Staunton, November 28 – Russia’s problem under Vladimir Putin is that it is “not capable of winning in an open, competitive fight” and therefore always makes use of underhanded and often illegal means, be it in athletic competitions or geopolitical ones, according to Moscow commentator Yury Khristenzen.
Moscow’s “ruling elite acts as it was taught in the KGB,” he continues, to always “seek to obtain results by the quickest way, not limiting oneself in methods and means. In this paradigm, an competition is evil” because what one wants is the certainty that one will come out ahead (kasparov.ru/material.php?id=5A1D1B47A14C2).
Inside Russia, this approach “still works,” Khristenzen says; but outside its borders, it can work only for a time, then it is exposed, and others turn away from and then work against those who don’t play by the rules but think they can do anything they want in the name of victory. In short, “if you violate the rules, no one will want to play with you.”
Those who do play by the rules meaning move ahead, while those who don’t remain mired in the past, he argues. They do so by working harder and innovating within the rules rather than thinking that they can do anything. And they understand that they must do so on their own rather than relying on corruption or force.

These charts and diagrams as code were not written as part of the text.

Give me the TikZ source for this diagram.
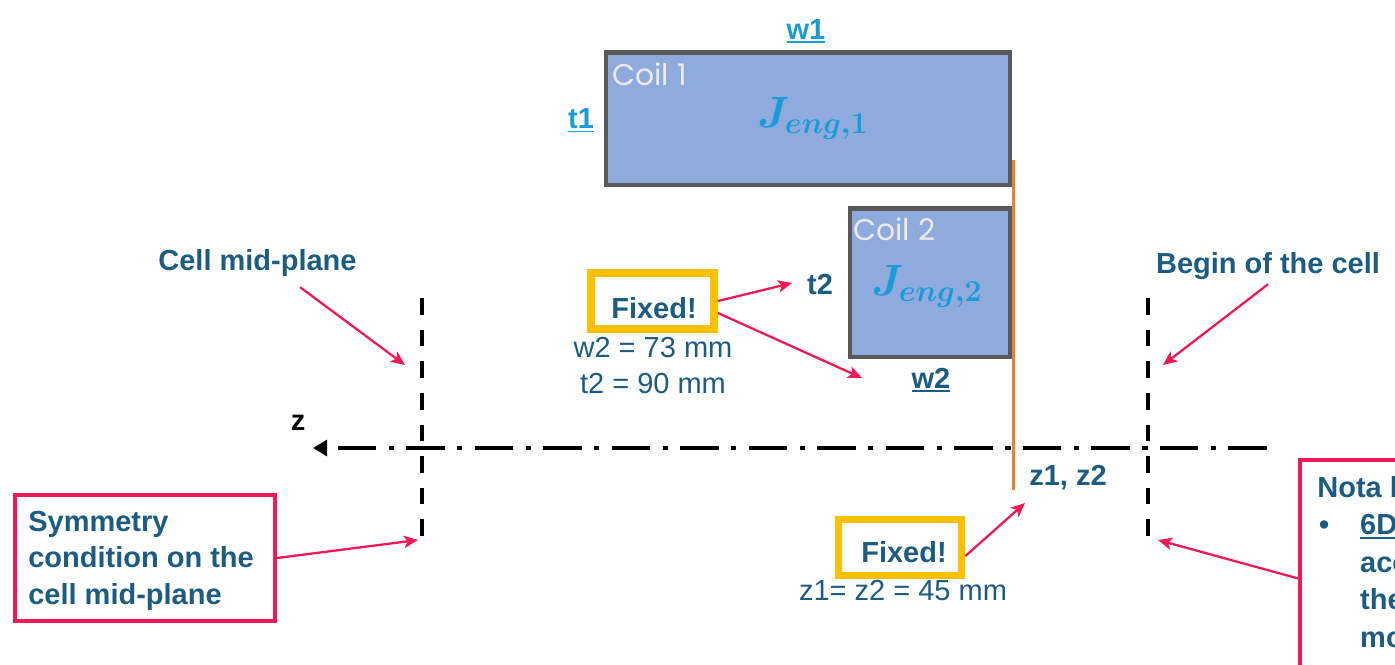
\documentclass[tikz,border=0pt]{standalone}
\usepackage{fontspec}
\setmainfont{Liberation Sans}
\newfontfamily\coilfont{Poppins}
\usetikzlibrary{arrows.meta}

\definecolor{cellblue}{RGB}{28,92,128}
\definecolor{dimcyan}{RGB}{25,155,215}
\definecolor{coilfill}{RGB}{143,170,220}
\definecolor{coilgray}{RGB}{89,89,89}
\definecolor{fixyellow}{RGB}{255,192,0}
\definecolor{notered}{RGB}{240,25,85}
\definecolor{zorange}{RGB}{237,125,49}

\newcommand{\ulin}[1]{\vtop{\hbox{#1}\kern1.3pt\hrule height 1.1pt}}

\begin{document}
\begin{tikzpicture}[x=0.02cm,y=-0.02cm,
		lbl/.style={font=\fontsize{16.5}{20.7}\selectfont\bfseries, text=cellblue, inner sep=1pt},
		val/.style={font=\fontsize{16.5}{20}\selectfont, text=cellblue, inner sep=1pt},
		coillbl/.style={font=\fontsize{17}{20}\coilfont, text=black!8, inner sep=0pt},
		jlbl/.style={font=\fontsize{23}{27}\selectfont\boldmath, text=dimcyan, inner sep=0pt},
		coil/.style={draw=coilgray, fill=coilfill, line width=2.8pt},
		fixbox/.style={draw=fixyellow, fill=white, line width=4.5pt, minimum width=2.46cm, minimum height=1.12cm},
		notebox/.style={draw=notered, line width=2.2pt},
		redarrow/.style={draw=notered, line width=1.3pt, -{Stealth[length=8pt,width=7pt,inset=2pt]}},
		cutline/.style={line width=2pt, dash pattern=on 9.5pt off 8.5pt},
		axisline/.style={line width=2.2pt, dash pattern=on 22pt off 7pt on 3pt off 7pt, -{Triangle[length=8pt,width=9pt]}}]
	
	\useasboundingbox (0,0) rectangle (1395,664);
	
	% the two coils
	\draw[coil] (606,52.5) rectangle (1010,185);
	\draw[coil] (850,208.5) rectangle (1010,357);
	\node[coillbl, anchor=base west] (coilA) at (612,85) {Coil 1};
	\node[jlbl, anchor=base] (jA) at (813,127) {$J_{eng,1}$};
	\node[coillbl, anchor=base west] (coilB) at (853,240) {Coil 2};
	\node[jlbl, anchor=base] (jB) at (927,295) {$J_{eng,2}$};
	
	\node[lbl, text=dimcyan, anchor=base] (w1) at (806,39) {\ulin{w1}};
	\node[lbl, text=dimcyan, anchor=base] (t1) at (581,128) {\ulin{t1}};
	\node[lbl, anchor=base] (t2) at (820,294) {t2};
	\node[lbl, anchor=base] (w2) at (931,388) {\ulin{w2}};
	
	% z1 = z2
	\draw[draw=zorange, line width=1.4pt] (1013.5,160) -- (1013.5,490);
	
	% mid-plane and begin of the cell
	\coordinate (midtop) at (422,298);
	\coordinate (midbot) at (422,542);
	\coordinate (begtop) at (1148,298);
	\coordinate (begbot) at (1148,542);
	\draw[cutline] (midtop) -- (midbot);
	\draw[cutline] (begtop) -- (begbot);
	
	% z axis
	\coordinate (axR) at (1267,448);
	\coordinate (axL) at (313,448);
	\draw[axisline] (axR) -- (axL);
	\node[lbl, text=black, anchor=base] (zlbl) at (298,430) {z};
	
	% fixed values
	\node[fixbox] (fixA) at (652.5,301) {};
	\node[lbl, anchor=base] (fixAtxt) at (654,318) {Fixed!};
	\node[val, anchor=base] (wval) at (653,357) {w2 = 73 mm};
	\node[val, anchor=base] (tval) at (653,393) {t2 = 90 mm};
	
	\node[fixbox] (fixB) at (900,547.5) {};
	\node[lbl, anchor=base] (fixBtxt) at (904,562) {Fixed!};
	\node[val, anchor=base] (zval) at (903,600) {z1= z2 = 45 mm};
	\node[lbl, anchor=base] (z12) at (1068,485) {z1, z2};
	
	\coordinate (t2tip) at (792,283);
	\coordinate (w2tip) at (862,378);
	\coordinate (ztip) at (1025,503);
	\draw[redarrow] (fixA.east) -- (t2tip);
	\draw[redarrow] ([yshift=-0.24cm]fixA.east) -- (w2tip);
	\draw[redarrow] ([yshift=-0.17cm]fixB.east) -- (ztip);
	
	% plane labels
	\node[lbl, anchor=base] (midlbl) at (257.5,270) {Cell mid-plane};
	\node[lbl, anchor=base] (beglbl) at (1268,273) {Begin of the cell};
	\coordinate (midtip) at (405,365);
	\coordinate (begtip) at (1163,365);
	\draw[redarrow] ([xshift=0.85cm,yshift=-0.18cm]midlbl.south) -- (midtip);
	\draw[redarrow] ([yshift=-0.06cm]beglbl.south) -- (begtip);
	
	% notes
	\node[notebox, minimum width=5.2cm, minimum height=2.52cm] (sym) at (145,558) {};
	\node[lbl, anchor=north west, align=left, inner sep=0pt] (symtxt) at (28,511) {Symmetry\\condition on the\\cell mid-plane};
	\coordinate (symtip) at (418,540);
	\draw[redarrow] (sym.east) -- (symtip);
	
	\begin{scope}
		\clip (0,0) rectangle (1395,664);
		\node[notebox, anchor=north west, minimum width=3cm, minimum height=4.74cm] (nota) at (1298,458) {};
		\node[lbl, font=\fontsize{16.5}{21.3}\selectfont\bfseries, anchor=north west, align=left, inner sep=0pt] (notatxt) at (1317,476) {Nota b\\\makebox[24.4pt][l]{\hspace*{1pt}•}\ulin{6D}\\\hspace*{24.4pt}acc\\\hspace*{24.4pt}the\\\hspace*{24.4pt}mo};
	\end{scope}
	\coordinate (notatip) at (1158,540);
	\draw[redarrow] (nota.west) -- (notatip);
\end{tikzpicture}
\end{document}
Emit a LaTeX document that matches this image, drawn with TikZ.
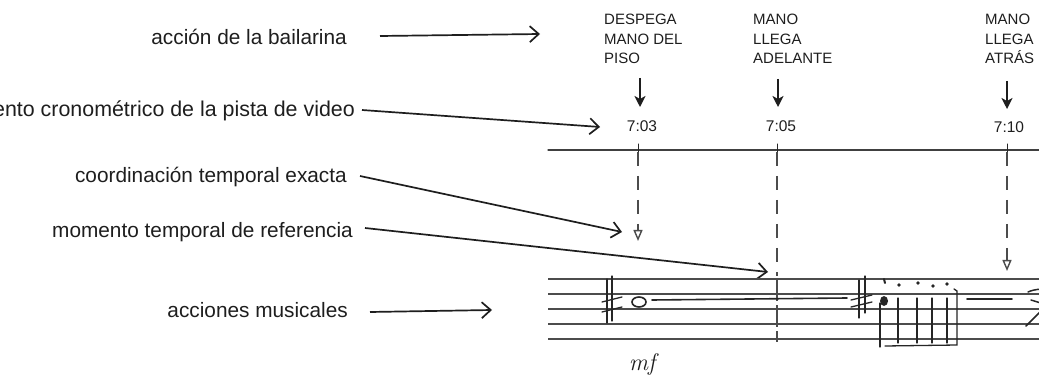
\documentclass[tikz,border=0pt]{standalone}
\usepackage{fontspec}
\setmainfont{Liberation Sans}
\newfontfamily\lmfont{Latin Modern Roman}
\usetikzlibrary{arrows.meta}
\definecolor{ink}{HTML}{1E1E1E}
\begin{document}
\begin{tikzpicture}[x=1pt,y=-1pt,
  lab/.style={font=\fontsize{20.8}{25}\selectfont, inner sep=0pt, anchor=base east, text=ink},
  evt/.style={font=\fontsize{15}{19.5}\selectfont, inner sep=0pt, anchor=north west, align=left, text=ink},
  tm/.style={font=\fontsize{15.5}{18}\selectfont, inner sep=0pt, text=ink},
  conn/.style={draw=ink, line width=1.7pt, -{Straight Barb[length=9pt,width=16pt]}},
  down/.style={draw=ink, line width=2.2pt, -{Stealth[length=11pt,width=11pt,inset=3pt]}},
  guide/.style={draw=black!70, line width=1.1pt, dash pattern=on 14pt off 10pt},
  guidetip/.style={-{Triangle[open,length=11pt,width=9pt,line width=1.4pt]}},
  staff/.style={draw=black!70, line width=1.3pt},
  pen/.style={draw=black!85, line width=1.3pt, line cap=round},
]
\useasboundingbox (0,0) rectangle (1039,382);
\clip (0,0) rectangle (1039,382);
\fill[white] (0,0) rectangle (1039,382);

% left labels
\node[lab] (l1) at (347,45) {acción de la bailarina};
\node[lab, font=\fontsize{21.4}{25}\selectfont] (l2) at (355,117) {momento cronométrico de la pista de video};
\node[lab] (l3) at (347,183) {coordinación temporal exacta};
\node[lab] (l4) at (353,237) {momento temporal de referencia};
\node[lab] (l5) at (348,317) {acciones musicales};

% connector end points
\coordinate (s1) at (380,36);  \coordinate (c1) at (540,34);
\coordinate (s2) at (362,110); \coordinate (c2) at (600,127);
\coordinate (s3) at (360,176); \coordinate (c3) at (622,232);
\coordinate (s4) at (365,228); \coordinate (c4) at (768,272);
\coordinate (s5) at (370,312); \coordinate (c5) at (492,310);
\draw[conn] (s1) -- (c1);
\draw[conn] (s2) -- (c2);
\draw[conn] (s3) -- (c3);
\draw[conn] (s4) -- (c4);
\draw[conn] (s5) -- (c5);

% dancer events
\node[evt] (e1) at (604,14) {DESPEGA\\MANO DEL\\PISO};
\node[evt] (e2) at (753,14) {MANO\\LLEGA\\ADELANTE};
\node[evt] (e3) at (985,14) {MANO\\LLEGA\\ATRÁS};

% times
\node[tm] (t1) at (642,126) {7:03};
\node[tm] (t2) at (781,126) {7:05};
\node[tm] (t3) at (1009,127) {7:10};

\coordinate (a1) at (640,78);  \coordinate (b1) at (640,107);
\coordinate (a2) at (778,79);  \coordinate (b2) at (778,107);
\coordinate (a3) at (1007,81); \coordinate (b3) at (1007,109);
\draw[down] (a1) -- (b1);
\draw[down] (a2) -- (b2);
\draw[down] (a3) -- (b3);

% timeline
\coordinate (tl0) at (548,150); \coordinate (tl1) at (1045,150);
\draw[pen, draw=black!75] (tl0) -- (tl1);
\foreach \x in {638,777,1007} \draw[pen, line width=1pt] (\x,144) -- (\x,158);

% vertical guides
\draw[guide, guidetip] (638,152) -- (638,241);
\draw[guide] (777,152) -- (777,276);
\draw[guide, dash pattern=on 22pt off 4pt] (777,279) -- (777,342);
\draw[guide, guidetip] (1007,152) -- (1007,271);

% staff
\foreach \y in {279,294,309,324,339} \draw[staff] (548,\y) -- (1045,\y);

% first sharp and whole note
\draw[pen] (607,279) -- (607,323);
\draw[pen] (612,276) -- (612,321);
\draw[pen] (602,302) -- (622,297);
\draw[pen] (602,312) -- (622,307);
\draw[pen, line width=1.6pt] (639,302) ellipse (7pt and 5pt);
\draw[pen, line width=1.6pt] (652,300) -- (847,298);
\node[inner sep=0pt, text=ink, font=\lmfont\itshape\fontsize{24}{26}\selectfont] (mf) at (642,364) {mf};

% second sharp
\draw[pen] (859,280) -- (859,318);
\draw[pen] (865,276) -- (865,313);
\draw[pen] (851,300) -- (872,295);
\draw[pen] (851,307) -- (872,302);

% notes with staccato dots
\fill[black!85] (884,301) ellipse (4pt and 5pt);
\draw[pen] (880,303) -- (880,347);
\foreach \x in {898,917,932,947} \draw[pen] (\x,298) -- (\x,343);
\draw[pen] (885,346) -- (957,345) -- (957,291) -- (954,289);
\draw[pen, line width=2pt] (884,279) -- (885,283);
\foreach \x/\y in {899/285,918/283,933/286,947/284} \fill[black!85] (\x,\y) circle (1.8pt);

% ending line and figure
\draw[pen, line width=1.8pt] (967,299) -- (1012,299);
\draw[pen, line width=1.5pt] (1028,292) .. controls (1035,289) and (1040,289) .. (1044,290);
\draw[pen, line width=1.5pt] (1031,300) -- (1044,304);
\draw[pen, line width=1.5pt] (1026,326) -- (1042,310);
\end{tikzpicture}
\end{document}
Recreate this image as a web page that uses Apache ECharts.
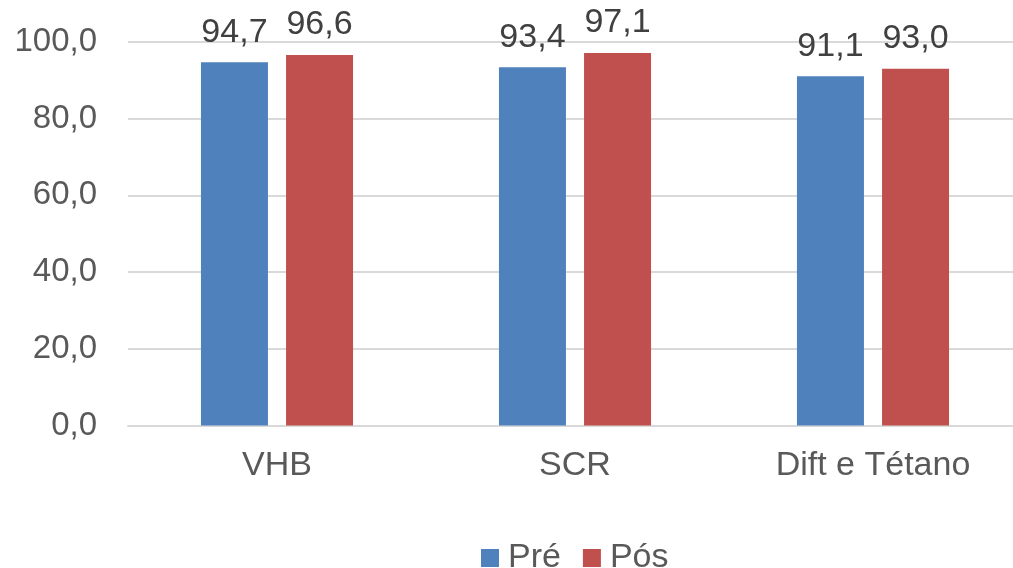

But in Russia today, there is no such approach. And that is reflected not only in Moscow’s repeated violations of doping rules and international law but also in its ideological notion of “rising from its knees.” That idea is “harmful in and of itself” because “it is formed on the ruins of former greatness in view of the impossibility of competing” in an honest way.
This is “a surrogate idea” of “the lazy and the loser, who seeks the source of his problems in those around him and does not want to change anything in himself.”